The Consumer Price Index (CPI) rose 0.4 per cent in the June quarter 2013, compared with a rise of 0.4 per cent in March quarter 2013, indicating there’s room to keep pressure off retailers.

In the year to June quarter 2013, CPI rose 2.4 per cent compared to a rise of 2.5 per cent through the year to March quarter 2013.

The most significant price rises in the June quarter 2013 were for medical and hospital services (+3.4%), tobacco (+3.0%), new dwelling purchase by owner–occupiers (0.9%), furniture (+4.8%) and rents (+1.1%).The most significant offsetting price falls were for domestic holiday travel and accommodation (–4.0%) and automotive fuel (–3.1%).

Australian National Retailers Association (ANRA) CEO Margy Osmond said the inflation leaves plenty of room for an August rate cut by the Reserve Bank of Australia.

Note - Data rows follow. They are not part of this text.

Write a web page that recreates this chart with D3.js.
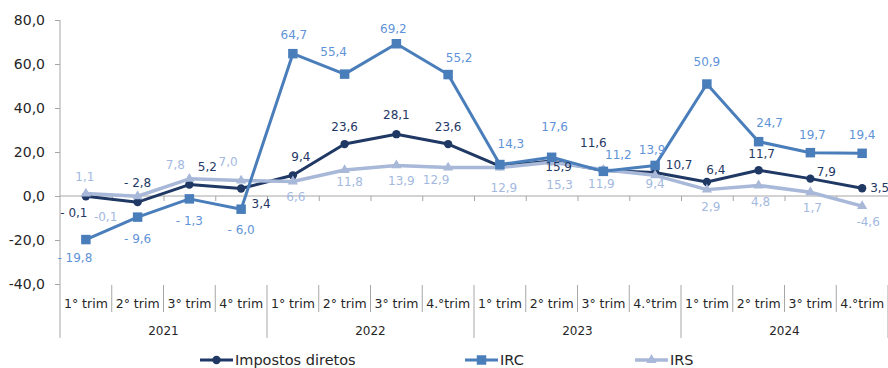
<!DOCTYPE html>
<html>
<head>
<meta charset="utf-8">
<script src="https://cdn.jsdelivr.net/npm/d3@7"></script>
<style>
  html, body { margin: 0; padding: 0; background: #ffffff; }
  svg { display: block; font-family: "DejaVu Sans", sans-serif; }
</style>
</head>
<body>
<svg id="chart" width="888" height="368"></svg>
<script>
// Quarter / year categories
const quarters = ["1° trim", "2° trim", "3° trim", "4° trim",
                  "1° trim", "2° trim", "3° trim", "4.°trim",
                  "1° trim", "2° trim", "3° trim", "4.°trim",
                  "1° trim", "2° trim", "3° trim", "4.°trim"];
const years = ["2021", "2022", "2023", "2024"];
const yTicks = [-40, -20, 0, 20, 40, 60, 80];

// Year-on-year change (%) per quarter
const impostosDiretos = [-0.1, -2.8, 5.2, 3.4, 9.4, 23.6, 28.1, 23.6, 13.6, 15.9, 11.6, 10.7, 6.4, 11.7, 7.9, 3.5];
const irc = [-19.8, -9.6, -1.3, -6.0, 64.7, 55.4, 69.2, 55.2, 14.3, 17.6, 11.2, 13.9, 50.9, 24.7, 19.7, 19.4];
const irs = [1.1, -0.1, 7.8, 7.0, 6.6, 11.8, 13.9, 12.9, 12.9, 15.3, 11.9, 9.4, 2.9, 4.8, 1.7, -4.6];

// Label nudges [dx, dy] relative to each point (null = no label)
const impostosLabelShift = [[-12, 17], [0, -19], [18, -18], [20, 15], [8, -18], [0, -17], [0, -19], [0, -17],
                            null, [7, 6], [-10, -27], [24, -7], [9, -12], [3, -16], [16, -7], ["r", 0]];
const ircLabelShift = [[-11, 18], [0, 22], [0, 22], [0, 21], [1, -19], [-11, -22], [-3, -15], [11, -17],
                       [11, -21], [3, -30], [15, -16], [-3, -15], [0, -22], [11, -19], [2, -18], [0, -18]];
const irsLabelShift = [[-1, -17], [-32, 21], [-14, -14], [-13, -19], [3, 16], [5, 12], [5, 16], [-12, 12],
                       [4, 20], [8, 23], [-2, 14], [0, 9], [4, 17], [2, 17], [2, 16], [6, 16]];

const svg = d3.select("#chart");

const left = 60, right = 888;
const x = d3.scaleBand().domain(d3.range(quarters.length)).range([left, right]).paddingInner(0).paddingOuter(0);
const xEdge = d3.scaleLinear().domain([0, quarters.length]).range([left, right]);
const y = d3.scaleLinear().domain([-40, 80]).range([284, 20]);
const cx = i => x(i) + x.bandwidth() / 2;

const axisColor = "#a6a6a6";
const textColor = "#262626";

// Value axis
const yAxis = svg.append("g")
  .attr("transform", `translate(${left},0)`)
  .call(d3.axisLeft(y).tickValues(yTicks).tickSize(5).tickPadding(10)
    .tickFormat(d => d.toFixed(1).replace(".", ",")));
yAxis.select(".domain").remove();
yAxis.selectAll(".tick line").attr("stroke", axisColor);
yAxis.selectAll(".tick text").attr("fill", textColor).style("font-size", "14px")
  .style("font-family", "DejaVu Sans, sans-serif");

svg.append("line")
  .attr("x1", left).attr("x2", left).attr("y1", y(80)).attr("y2", 338)
  .attr("stroke", axisColor).attr("stroke-width", 1);

// Zero line with category boundary ticks
const xAxis = svg.append("g")
  .attr("transform", `translate(0,${y(0)})`)
  .call(d3.axisBottom(xEdge).tickValues(d3.range(1, quarters.length + 1)).tickSize(5).tickFormat(""));
xAxis.select(".domain").attr("stroke", axisColor).attr("d", `M${left},0H${right}`);
xAxis.selectAll(".tick line").attr("stroke", axisColor);

// Quarter and year category labels
const catG = svg.append("g");
catG.selectAll("text.q").data(quarters).join("text")
  .attr("class", "q")
  .attr("x", (d, i) => cx(i)).attr("y", 303)
  .attr("text-anchor", "middle").attr("dominant-baseline", "central")
  .attr("fill", textColor).style("font-size", "12.5px")
  .text(d => d);

catG.selectAll("line.sep").data(d3.range(1, quarters.length + 1)).join("line")
  .attr("class", "sep")
  .attr("x1", d => xEdge(d)).attr("x2", d => xEdge(d))
  .attr("y1", 285).attr("y2", d => d % 4 === 0 ? 338 : 312)
  .attr("stroke", axisColor).attr("stroke-width", 1);

catG.selectAll("text.yr").data(years).join("text")
  .attr("class", "yr")
  .attr("x", (d, i) => (xEdge(i * 4) + xEdge(i * 4 + 4)) / 2).attr("y", 331)
  .attr("text-anchor", "middle").attr("dominant-baseline", "central")
  .attr("fill", textColor).style("font-size", "12px")
  .text(d => d);

// Series definitions
const fmtSpaced = v => (v < 0 ? "- " : "") + Math.abs(v).toFixed(1).replace(".", ",");
const fmtTight = v => (v < 0 ? "-" : "") + Math.abs(v).toFixed(1).replace(".", ",");

const series = [
  { name: "Impostos diretos", values: impostosDiretos, shift: impostosLabelShift, color: "#1f3864",
    labelColor: "#1f3864", width: 3, marker: "circle", fmt: fmtSpaced },
  { name: "IRS", values: irs, shift: irsLabelShift, color: "#a8b8d8",
    labelColor: "#a3b9df", width: 3.5, marker: "triangle", fmt: fmtTight },
  { name: "IRC", values: irc, shift: ircLabelShift, color: "#4a7ebb",
    labelColor: "#5f93d8", width: 3, marker: "square", fmt: fmtSpaced }
];

const symbolFor = {
  circle: d3.symbol().type(d3.symbolCircle).size(55),
  square: d3.symbol().type(d3.symbolSquare).size(90),
  triangle: d3.symbol().type(d3.symbolTriangle).size(45)
};

const line = d3.line().x((d, i) => cx(i)).y(d => y(d));

series.forEach(s => {
  const g = svg.append("g");
  g.append("path").datum(s.values)
    .attr("d", line).attr("fill", "none")
    .attr("stroke", s.color).attr("stroke-width", s.width)
    .attr("stroke-linejoin", "round");
  g.selectAll("path.mk").data(s.values).join("path")
    .attr("class", "mk")
    .attr("transform", (d, i) => `translate(${cx(i)},${y(d)})`)
    .attr("d", symbolFor[s.marker]())
    .attr("fill", s.color);
});

// Data labels
series.forEach(s => {
  svg.append("g").selectAll("text").data(s.values.map((v, i) => ({ v, i, sh: s.shift[i] })).filter(d => d.sh))
    .join("text")
    .attr("x", d => d.sh[0] === "r" ? cx(d.i) + 8 : cx(d.i) + d.sh[0])
    .attr("y", d => y(d.v) + d.sh[1])
    .attr("text-anchor", d => d.sh[0] === "r" ? "start" : "middle")
    .attr("dominant-baseline", "central")
    .attr("fill", s.labelColor).style("font-size", "12px")
    .text(d => s.fmt(d.v));
});

// Legend
const legendItems = [
  { s: series[0], x0: 200 },
  { s: series[2], x0: 465 },
  { s: series[1], x0: 635 }
];
const lg = svg.append("g");
legendItems.forEach(({ s, x0 }) => {
  const ly = 360;
  lg.append("line").attr("x1", x0).attr("x2", x0 + 33).attr("y1", ly).attr("y2", ly)
    .attr("stroke", s.color).attr("stroke-width", s.width);
  lg.append("path").attr("transform", `translate(${x0 + 16.5},${ly})`)
    .attr("d", symbolFor[s.marker]()).attr("fill", s.color);
  lg.append("text").attr("x", x0 + 35).attr("y", ly)
    .attr("dominant-baseline", "central").attr("fill", textColor)
    .style("font-size", "14.5px").text(s.name);
});
</script>
</body>
</html>
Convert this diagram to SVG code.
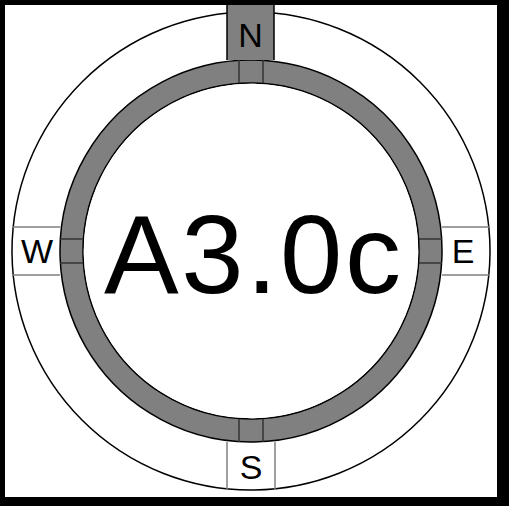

“The retail sector has made a concerted effort to keep the heat off Australian family budgets and Wednesday figures illustrate this. Prices for food and non-alcoholic beverages have increased by only 1.1 per cent over the past year and furnishings, household equipment and services rose only marginally, by 0.1 per cent, in the same period. Clothing and footwear prices are actually 0.3 per cent below where they were last year,” she said.

“The modest rise in CPI shows the retail sector is continuing to play its part in relieving cost of living pressures for Australian families, despite the increasing cost of doing business.

“Retail figures have been reasonably flat recently, after starting the year with a bang. Retailers will be looking for all the help they can get from the RBA to continue to prove to consumers the sector is playing a positive role in keeping costs down.”

Meanwhile Treasurer Chris Bowen said inflation remains well-contained and the government will continue to assist Australians with cost of living pressures.

“The Labor Government is committed to easing cost of living pressures for Australian families as the economy transitions away from the mining investment boom," he said.

“For example, moving to a floating carbon price one year early in 2014 will lower inflation by 0.5 per cent and cut average household costs by $380 in 2014-15. This will also lower business costs.

“As we transition away from the mining investment boom, we have solid growth, contained inflation, record low interest rates, low unemployment and strong public finances as demonstrated by our AAA credit rating.

“Only careful management will continue to bring growth, maintain our resilient economy and lower cost of living pressures for families. Crucial to this will be revitalising productivity growth through a new competitiveness agenda where Government, businesses and unions work together to ensure continued prosperity in a post mining boom economy.”